_Data provided:_
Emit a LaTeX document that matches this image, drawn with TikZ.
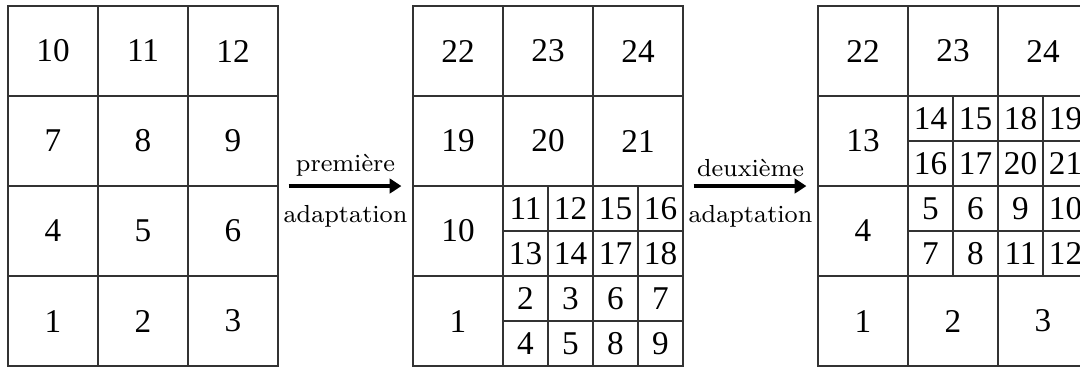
\documentclass[tikz,border=0pt]{standalone}
\usepackage{fontspec}
\newfontfamily\numfont{Liberation Serif}
\usepackage{tikz}
\usetikzlibrary{positioning,arrows.meta}

\begin{document}
\begin{tikzpicture}[
  frame/.style={draw=black!85, line width=0.5pt, minimum width=3cm,
                minimum height=4cm, inner sep=0pt},
  bigcell/.style={draw=black!80, line width=0.4pt, minimum size=1cm,
                  inner sep=0pt, font=\numfont\fontsize{10.5}{12}\selectfont},
  smallcell/.style={draw=black!80, line width=0.4pt, minimum size=0.5cm,
                    inner sep=0pt, font=\numfont\fontsize{10.5}{12}\selectfont},
  lbl/.style={font=\fontsize{7.8}{9}\selectfont, inner sep=2.5pt},
  arr/.style={-{Triangle[length=1.3mm, width=1.6mm]}, line width=1pt,
              shorten <=1.1mm, shorten >=1.2mm}
]
  \useasboundingbox (-0.089,-0.011) rectangle (11.911,4.067);
  \clip (-0.089,-0.011) rectangle (11.911,4.067);

  % initial mesh
  \node[frame] (ini) at (1.5,2) {};
  \foreach \x in {0,1,2}
    \foreach \y in {0,1,2,3} {
      \pgfmathtruncatemacro{\n}{3*\y+\x+1}
      \node[bigcell] (a\n) at (\x+0.5,\y+0.5) {\n};
    }

  % after the first adaptation
  \node[frame] (first) at (6,2) {};
  \foreach \x/\y/\n in {0/3/22, 1/3/23, 2/3/24, 0/2/19, 1/2/20, 2/2/21,
                        0/1/10, 0/0/1}
    \node[bigcell] (b\n) at (4.5+\x+0.5,\y+0.5) {\n};
  \foreach \x/\y/\n in {0/3/11, 1/3/12, 2/3/15, 3/3/16,
                        0/2/13, 1/2/14, 2/2/17, 3/2/18,
                        0/1/2,  1/1/3,  2/1/6,  3/1/7,
                        0/0/4,  1/0/5,  2/0/8,  3/0/9}
    \node[smallcell] (b\n) at (5.5+0.5*\x+0.25,0.5*\y+0.25) {\n};

  % after the second adaptation
  \node[frame] (second) at (10.5,2) {};
  \foreach \x/\y/\n in {0/3/22, 1/3/23, 2/3/24, 0/2/13, 0/1/4,
                        0/0/1, 1/0/2, 2/0/3}
    \node[bigcell] (c\n) at (9+\x+0.5,\y+0.5) {\n};
  \foreach \x/\y/\n in {0/3/14, 1/3/15, 2/3/18, 3/3/19,
                        0/2/16, 1/2/17, 2/2/20, 3/2/21,
                        0/1/5,  1/1/6,  2/1/9,  3/1/10,
                        0/0/7,  1/0/8,  2/0/11, 3/0/12}
    \node[smallcell] (c\n) at (10+0.5*\x+0.25,1+0.5*\y+0.25) {\n};

  \draw[arr] (ini) -- (first)
    node[lbl, midway, above] (t1) {première}
    node[lbl, midway, below, yshift=-3pt] (u1) {adaptation};
  \draw[arr] (first) -- (second)
    node[lbl, midway, above] (t2) {deuxième}
    node[lbl, midway, below, yshift=-3pt] (u2) {adaptation};
\end{tikzpicture}
\end{document}
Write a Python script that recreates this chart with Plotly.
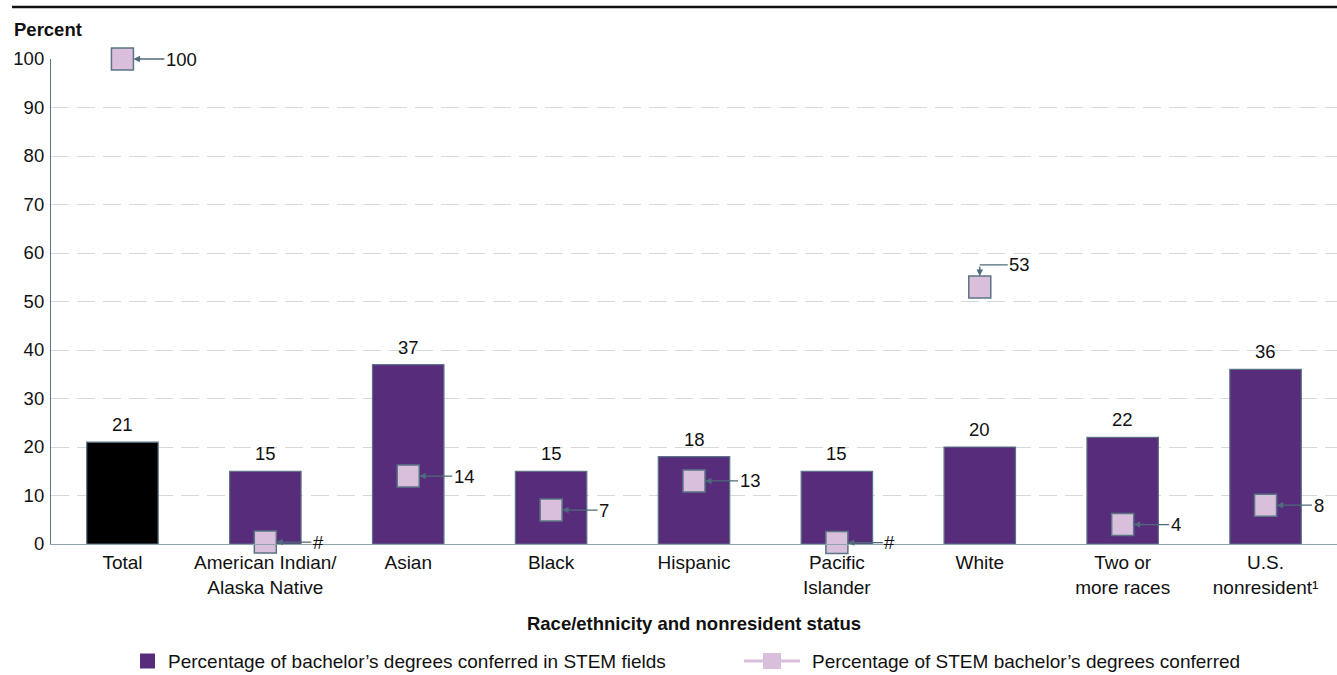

_Exercise task:_
Take the listing above and print it exactly, apart from the pictures.

_Solved problem:_
Emit a LaTeX document that matches this image, drawn with TikZ.
\documentclass[tikz,border=0pt]{standalone}
\usepackage{fontspec}
\newfontfamily\numfont{Liberation Serif}
\usepackage{tikz}
\usetikzlibrary{positioning,arrows.meta}

\begin{document}
\begin{tikzpicture}[
  frame/.style={draw=black!85, line width=0.5pt, minimum width=3cm,
                minimum height=4cm, inner sep=0pt},
  bigcell/.style={draw=black!80, line width=0.4pt, minimum size=1cm,
                  inner sep=0pt, font=\numfont\fontsize{10.5}{12}\selectfont},
  smallcell/.style={draw=black!80, line width=0.4pt, minimum size=0.5cm,
                    inner sep=0pt, font=\numfont\fontsize{10.5}{12}\selectfont},
  lbl/.style={font=\fontsize{7.8}{9}\selectfont, inner sep=2.5pt},
  arr/.style={-{Triangle[length=1.3mm, width=1.6mm]}, line width=1pt,
              shorten <=1.1mm, shorten >=1.2mm}
]
  \useasboundingbox (-0.089,-0.011) rectangle (11.911,4.067);
  \clip (-0.089,-0.011) rectangle (11.911,4.067);

  % initial mesh
  \node[frame] (ini) at (1.5,2) {};
  \foreach \x in {0,1,2}
    \foreach \y in {0,1,2,3} {
      \pgfmathtruncatemacro{\n}{3*\y+\x+1}
      \node[bigcell] (a\n) at (\x+0.5,\y+0.5) {\n};
    }

  % after the first adaptation
  \node[frame] (first) at (6,2) {};
  \foreach \x/\y/\n in {0/3/22, 1/3/23, 2/3/24, 0/2/19, 1/2/20, 2/2/21,
                        0/1/10, 0/0/1}
    \node[bigcell] (b\n) at (4.5+\x+0.5,\y+0.5) {\n};
  \foreach \x/\y/\n in {0/3/11, 1/3/12, 2/3/15, 3/3/16,
                        0/2/13, 1/2/14, 2/2/17, 3/2/18,
                        0/1/2,  1/1/3,  2/1/6,  3/1/7,
                        0/0/4,  1/0/5,  2/0/8,  3/0/9}
    \node[smallcell] (b\n) at (5.5+0.5*\x+0.25,0.5*\y+0.25) {\n};

  % after the second adaptation
  \node[frame] (second) at (10.5,2) {};
  \foreach \x/\y/\n in {0/3/22, 1/3/23, 2/3/24, 0/2/13, 0/1/4,
                        0/0/1, 1/0/2, 2/0/3}
    \node[bigcell] (c\n) at (9+\x+0.5,\y+0.5) {\n};
  \foreach \x/\y/\n in {0/3/14, 1/3/15, 2/3/18, 3/3/19,
                        0/2/16, 1/2/17, 2/2/20, 3/2/21,
                        0/1/5,  1/1/6,  2/1/9,  3/1/10,
                        0/0/7,  1/0/8,  2/0/11, 3/0/12}
    \node[smallcell] (c\n) at (10+0.5*\x+0.25,1+0.5*\y+0.25) {\n};

  \draw[arr] (ini) -- (first)
    node[lbl, midway, above] (t1) {première}
    node[lbl, midway, below, yshift=-3pt] (u1) {adaptation};
  \draw[arr] (first) -- (second)
    node[lbl, midway, above] (t2) {deuxième}
    node[lbl, midway, below, yshift=-3pt] (u2) {adaptation};
\end{tikzpicture}
\end{document}
Write a Python script that recreates this chart with Plotly.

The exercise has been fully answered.